Les relations sino-russes sont articulées par essentiellement trois paramètres :

-        Achats d’hydrocarbures et plus largement de ressources naturelles par la Chine à la Russie.

-        L’achat d’armes par Pékin à Moscou.

-        L’articulation non-occidentale pour peser contre l’occident, en premier lieu les Etats-Unis.

Les limites sont assez claires et la guerre en Ukraine les révèle puissamment. Pékin n’engagera jamais des troupes chinoises au sol aux côtés de l’armée russe dans un scénario de haute intensité, c’est-à-dire la guerre.

Peut-on penser que la position chinoise est une sorte d'équilibre subtil entre l'Occident et la Russie ? Cette position est-elle la plus à même de protéger les intérêts chinois ?

La position n’est pas si subtile, plutôt assez délicate pour la Chine et le pouvoir à Pékin. Il est évident que Pékin savait qu’une intervention militaire se préparait côté russe pour envahir l’Ukraine. L’ampleur et la réalité de la guerre en revanche n’ont pas été si subtilement anticipé par Pékin (ou Moscou). La Chine soutien indirectement son partenaire russe, mais s’inquiète de la mise à l’arrêt des « routes de la soie terrestres » passant par l’Ukraine, la Russie et la Biélorussie. D’autre part, le scénario d’un occident (UE et Otan) amorphe face à l’agression de V Poutine se montre être une erreur d’appréciation fondamentale et recompose d’éventuels scénarios militaires pour Taiwan. 

Ainsi, depuis les premières semaines de la guerre (2022), Pékin se montre à la fois distant mais soutien indirectement son partenaire, Vladimir Poutine, par des moyens assez limités, de peur également que des sanctions économiques s’entendent à la Chine. 


Quelles pourraient être les conséquences pour Pékin si la Chine se rangeait ouvertement du côté de Moscou ? Si elle se rangeait du côté de l’OTAN ? 

Impossible de se « ranger » du côté, c’est à l’opposé de son environnement stratégique et de ses doctrines et de sa culture politique et stratégique. S’il y avait un scénario qui ferait que Pékin se rangerait du côté de Pékin, le régime s’afficherait dans une fuite en avant politique et diplomatique qui décrédibiliserait ses postures mondiales et son économie. Pékin préfère jouer avec la distance géographique du théâtre ukrainien pour ne pas trop s’exposer et espérer une sortie de crise où l’Otan et l’UE ne se renforcent pas. D’autre part, l’affaiblissement de la Russie de Poutine et l’hypothèse d’une Russie après Poutine n’inquiète pas davantage Pékin.

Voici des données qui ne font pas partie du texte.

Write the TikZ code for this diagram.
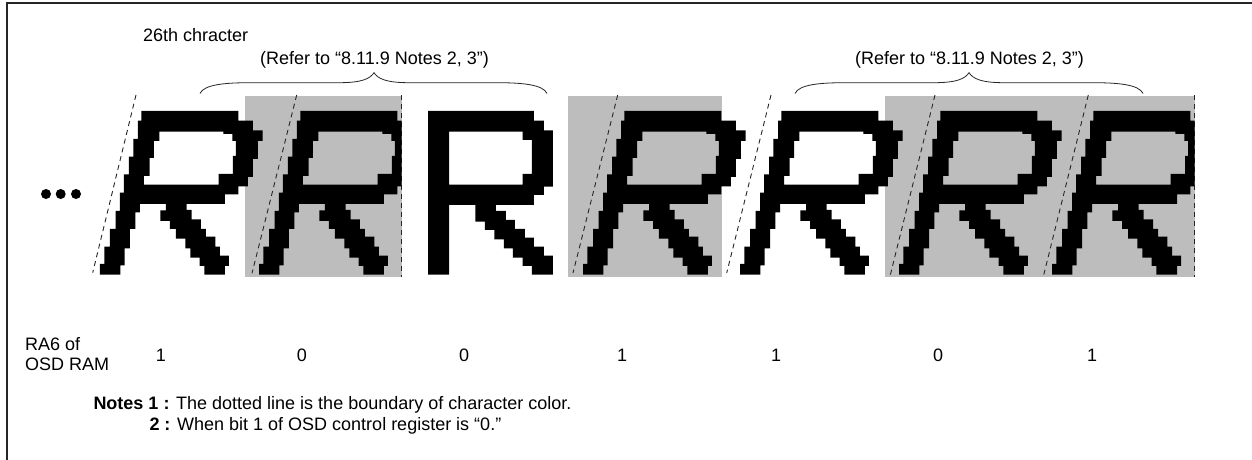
\documentclass[tikz,border=0pt]{standalone}
\usepackage{fontspec}
\setmainfont{Liberation Sans}
\newcommand{\itR}{%
 (184,93)--(475,93)--(475,122)--(519,122)--(519,151)--(548,151)--(548,183)--(534,183)--(534,237)--(519,237)--(519,291)--(504,291)--(504,319)--(475,319)--(475,343)--(435,343)--(435,372)--(320,372)--(320,390)--(335,390)--(335,418)--(363,418)--(363,447)--(378,447)--(378,470)--(406,470)--(406,500)--(420,500)--(420,527)--(447,527)--(447,558)--(435,558)--(435,584)--(373,584)--(373,558)--(359,558)--(359,533)--(331,533)--(331,505)--(316,505)--(316,476)--(288,476)--(288,447)--(270,447)--(270,423)--(241,423)--(241,391)--(258,391)--(258,372)--(180,372)--(180,397)--(166,397)--(166,447)--(150,447)--(150,505)--(134,505)--(134,556)--(121,556)--(121,584)--(60,584)--(60,552)--(73,552)--(73,500)--(90,500)--(90,447)--(107,447)--(107,393)--(120,393)--(120,338)--(132,338)--(132,283)--(147,283)--(147,230)--(160,230)--(160,177)--(174,177)--(174,122)--(184,122)--cycle
 (238,155)--(430,155)--(430,162)--(457,162)--(457,183)--(468,183)--(468,228)--(459,228)--(459,282)--(416,282)--(416,314)--(192,314)--(192,288)--(209,288)--(209,234)--(222,234)--(222,183)--(238,183)--cycle}
\newcommand{\upR}{%
 (84,93)--(402,93)--(402,122)--(432,122)--(432,151)--(459,151)--(459,320)--(432,320)--(432,345)--(402,345)--(402,375)--(288,375)--(288,393)--(318,393)--(318,420)--(345,420)--(345,447)--(375,447)--(375,473)--(402,473)--(402,500)--(432,500)--(432,527)--(459,527)--(459,584)--(396,584)--(396,558)--(368,558)--(368,533)--(339,533)--(339,505)--(312,505)--(312,478)--(283,478)--(283,450)--(255,450)--(255,425)--(226,425)--(226,375)--(147,375)--(147,584)--(84,584)--cycle
 (147,155)--(368,155)--(368,180)--(396,180)--(396,282)--(368,282)--(368,314)--(147,314)--cycle}
\definecolor{graybox}{gray}{0.74}
\tikzset{
 px/.style={x=1pt,y=-1pt},
 glyph/.style={fill=black,even odd rule,x=0.3333pt,y=-0.3333pt},
 graybg/.style={fill=graybox,draw=none},
 bound/.style={draw=black!85,line width=0.9pt,dash pattern=on 5pt off 4pt},
 lbl/.style={font=\fontsize{18}{20}\selectfont,inner sep=0pt,anchor=base west,text=black},
 digit/.style={font=\fontsize{18}{20}\selectfont,inner sep=0pt,anchor=base,text=black},
 bracepath/.style={draw=black!85,line width=0.8pt},
}
\begin{document}
\begin{tikzpicture}[px]
\useasboundingbox (0,0) rectangle (1252,460);
\fill[white] (0,0) rectangle (1252,460);
\draw[line width=2pt,draw=black!85] (7,460)--(7,3)--(1252,3);
\fill[graybg] (245,96) rectangle (401.7,276.7);
\fill[graybg] (568,96) rectangle (722,276.7);
\fill[graybg] (885,96) rectangle (1194.7,276.7);
\draw[bound] (401,95)--(401,276.7);
\draw[bound] (1194,95)--(1194,276.7);
\draw[bound] (136,95)--(92.7,272.7);
\draw[bound] (296.7,95)--(252,273.3);
\draw[bound] (617.7,95)--(573,273);
\draw[bound] (771,95)--(726.7,273);
\draw[bound] (935,95)--(890.3,275);
\draw[bound] (1088.3,95)--(1043.7,275);
% glyphs
\begin{scope}[shift={(80,80)}]
 \fill[glyph] \itR;
\end{scope}
\begin{scope}
 \clip (245,90) rectangle (401.7,280);
 \begin{scope}[shift={(239,80)}]\fill[glyph] \itR;\end{scope}
\end{scope}
\begin{scope}[shift={(400,80)}]
 \fill[glyph] \upR;
\end{scope}
\begin{scope}[shift={(563,80)}]\fill[glyph] \itR;\end{scope}
\begin{scope}[shift={(720,80)}]\fill[glyph] \itR;\end{scope}
\begin{scope}[shift={(879,80)}]\fill[glyph] \itR;\end{scope}
\begin{scope}
 \clip (885,90) rectangle (1194.7,280);
 \begin{scope}[shift={(1032,80)}]\fill[glyph] \itR;\end{scope}
\end{scope}
% braces
\coordinate (b1l) at (200,93.5); \coordinate (b1t) at (374,72.7); \coordinate (b1r) at (547,93.5);
\coordinate (b2l) at (795,93.5); \coordinate (b2t) at (969,72.7); \coordinate (b2r) at (1143,93.5);
\draw[bracepath] (b1l) .. controls ([shift={(4,-9)}]b1l) and ([shift={(25,-10.8)}]b1l) .. ([shift={(50,-10.8)}]b1l) -- ([shift={(-35,10)}]b1t) .. controls ([shift={(-12,10)}]b1t) and ([shift={(-4,6)}]b1t) .. (b1t) .. controls ([shift={(4,6)}]b1t) and ([shift={(12,10)}]b1t) .. ([shift={(35,10)}]b1t) -- ([shift={(-50,-10.8)}]b1r) .. controls ([shift={(-25,-10.8)}]b1r) and ([shift={(-4,-9)}]b1r) .. (b1r);
\draw[bracepath] (b2l) .. controls ([shift={(4,-9)}]b2l) and ([shift={(25,-10.8)}]b2l) .. ([shift={(50,-10.8)}]b2l) -- ([shift={(-35,10)}]b2t) .. controls ([shift={(-12,10)}]b2t) and ([shift={(-4,6)}]b2t) .. (b2t) .. controls ([shift={(4,6)}]b2t) and ([shift={(12,10)}]b2t) .. ([shift={(35,10)}]b2t) -- ([shift={(-50,-10.8)}]b2r) .. controls ([shift={(-25,-10.8)}]b2r) and ([shift={(-4,-9)}]b2r) .. (b2r);
% dots
\fill (46,194) circle (5pt);
\fill (60.7,194) circle (5pt);
\fill (76,194) circle (5pt);
% text
\node[lbl] (t26) at (143,42) {26th chracter};
\node[lbl] (ref1) at (260,64) {(Refer to “8.11.9 Notes 2, 3”)};
\node[lbl] (ref2) at (855,64) {(Refer to “8.11.9 Notes 2, 3”)};
\node[lbl] (ra1) at (25,350) {RA6 of};
\node[lbl] (ra2) at (25,370) {OSD RAM};
\node[digit] (d1) at (161,361) {1};
\node[digit] (d2) at (302,361) {0};
\node[digit] (d3) at (464,361) {0};
\node[digit] (d4) at (622,361) {1};
\node[digit] (d5) at (776,361) {1};
\node[digit] (d6) at (938,361) {0};
\node[digit] (d7) at (1092,361) {1};
\node[lbl] (n1) at (93.3,409) {\textbf{Notes 1 :} The dotted line is the boundary of character color.};
\node[lbl] (n2) at (149.3,430) {\textbf{2 :} When bit 1 of OSD control register is “0.”};
\end{tikzpicture}
\end{document}
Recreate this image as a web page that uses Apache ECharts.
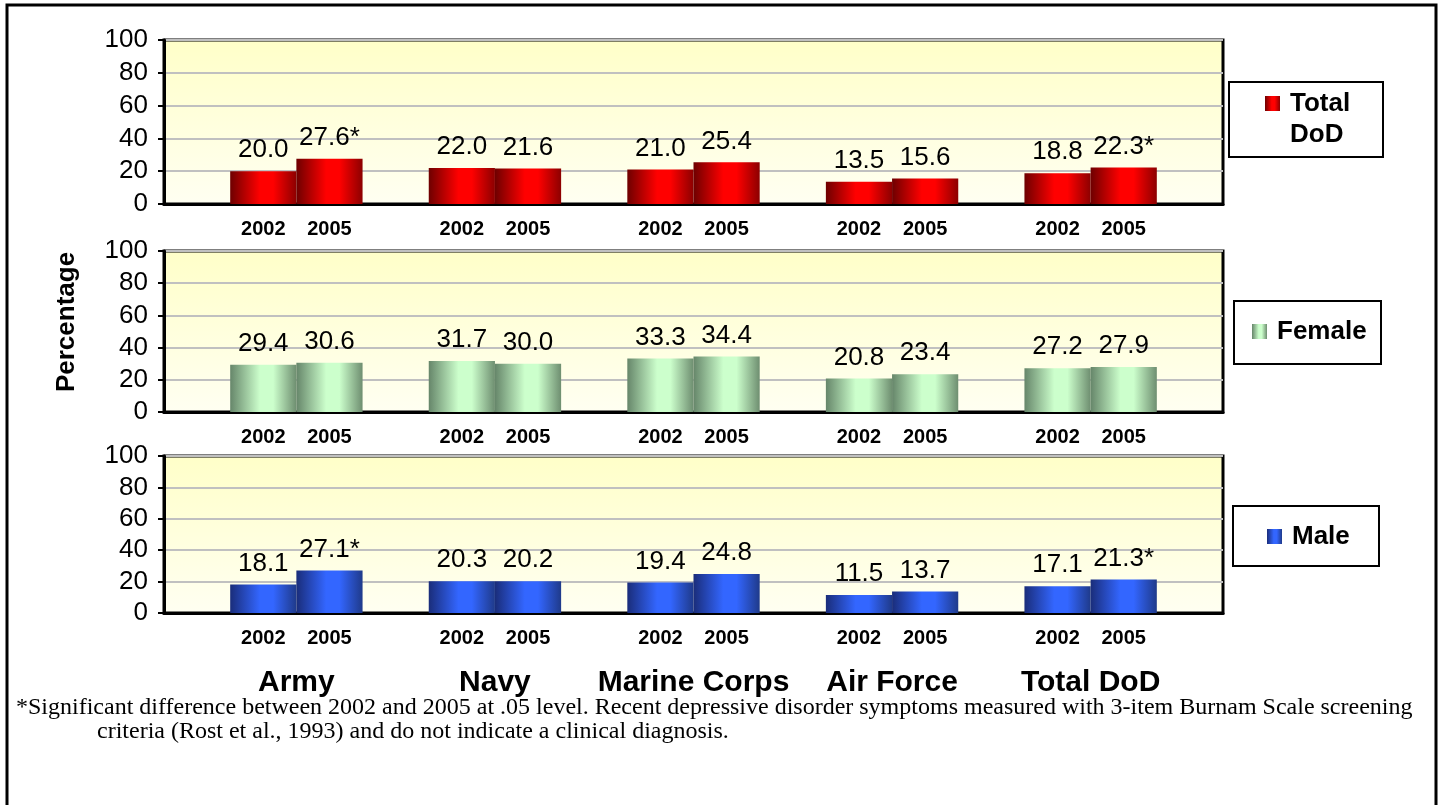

Au contraire, une Russie très affaiblie sert les intérêts de la Chine, en termes de contrats, d’accès aux ressources naturelles et de partition de la Fédération de Russie.



Alors que la Chine et la Russie semblaient se rapprocher avant le début de l’invasion russe, la guerre en Ukraine a-t-elle définitivement enterré cette possibilité ? 

A priori non, Pékin évalue ce qu’elle estime être « la bonne distance » dans un affiche international et son degré d’exposition de son soutien à Poutine dans la guerre en Ukraine. L’opportunisme dans les relations internationales n’est pas au point mort.